# Weaving- Last weaving of 2016



## GrannyMo (Jul 7, 2016)

My last weaving for 2016 off the loom and ready to wear. Its a mixture of silk and lace weight wool with a sprinkle of angel hair. The selvedges aren't as neat as Id like but it's soft and cosy. 
Now to plan the first warp of 2017.
Very best wishes for the New Year.


----------



## marciawm (Jun 2, 2015)

Beautiful, and I love the twisted fringe.


----------



## FiberQueen (Aug 23, 2012)

Great job and beautiful!


----------



## lovey (Nov 11, 2011)

:sm24:


----------



## crafterwantabe (Feb 26, 2013)

How beautiful....great job!


----------



## Babalou (Jun 3, 2012)

Beautiful colors. I bet the silk makes it drape beautifully.


----------



## mama879 (Jan 27, 2011)

Wow how pretty and the edges look good to me. We are our worse critics so do not be so hard on your self. Love to color to. My favorite looks like a wonderful drape to.


----------



## ptober (Mar 24, 2011)

Love the color.


----------



## Phoenix (Oct 2, 2011)

It's beautiful!


----------



## wordancer (May 4, 2011)

Lovely, twisted fringe and all. I can only imagine how soft this is.


----------



## maureenb (Apr 1, 2011)

lovely scarf,beautiful color!


----------



## Cdambro (Dec 30, 2013)

Lovely scarf


----------



## yaksue (Jan 13, 2015)

Stunning!

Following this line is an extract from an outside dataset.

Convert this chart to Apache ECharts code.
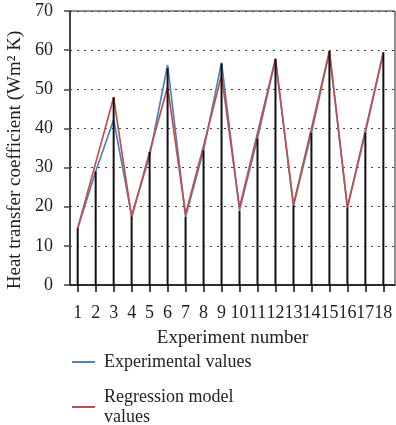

I love that blue!!!!!


----------



## Goodshepfarm (Jul 20, 2014)

Beautiful!


----------



## LillyP (Dec 26, 2014)

Beautiful,


----------



## betty boivin (Sep 12, 2012)

Beautiful! Have you ever woven with Temcel! It looks and feels like silk, drapes beautifully and the colors available are gorgeous! It is even softer draping than silk.????????


----------



## Ettenna (May 3, 2013)

It's lovely..


----------



## Rhonda61 (Jan 19, 2016)

It's beautiful!


----------



## Maginel (Mar 1, 2015)

Well done, by you and the loom. I love the holiday break that seems to fuel a list of "want tos" for the new year. So many possibilities.


----------



## JeanneW (Feb 9, 2013)

Wonderfu and beautiful color!


----------



## Cookie61868 (Sep 19, 2011)

I'm getting a loom for Christmas, hopefully I'll be making stunning scarfs like yours soon. Love the color!!


----------



## amoamarone (Feb 21, 2015)

Beautiful!


----------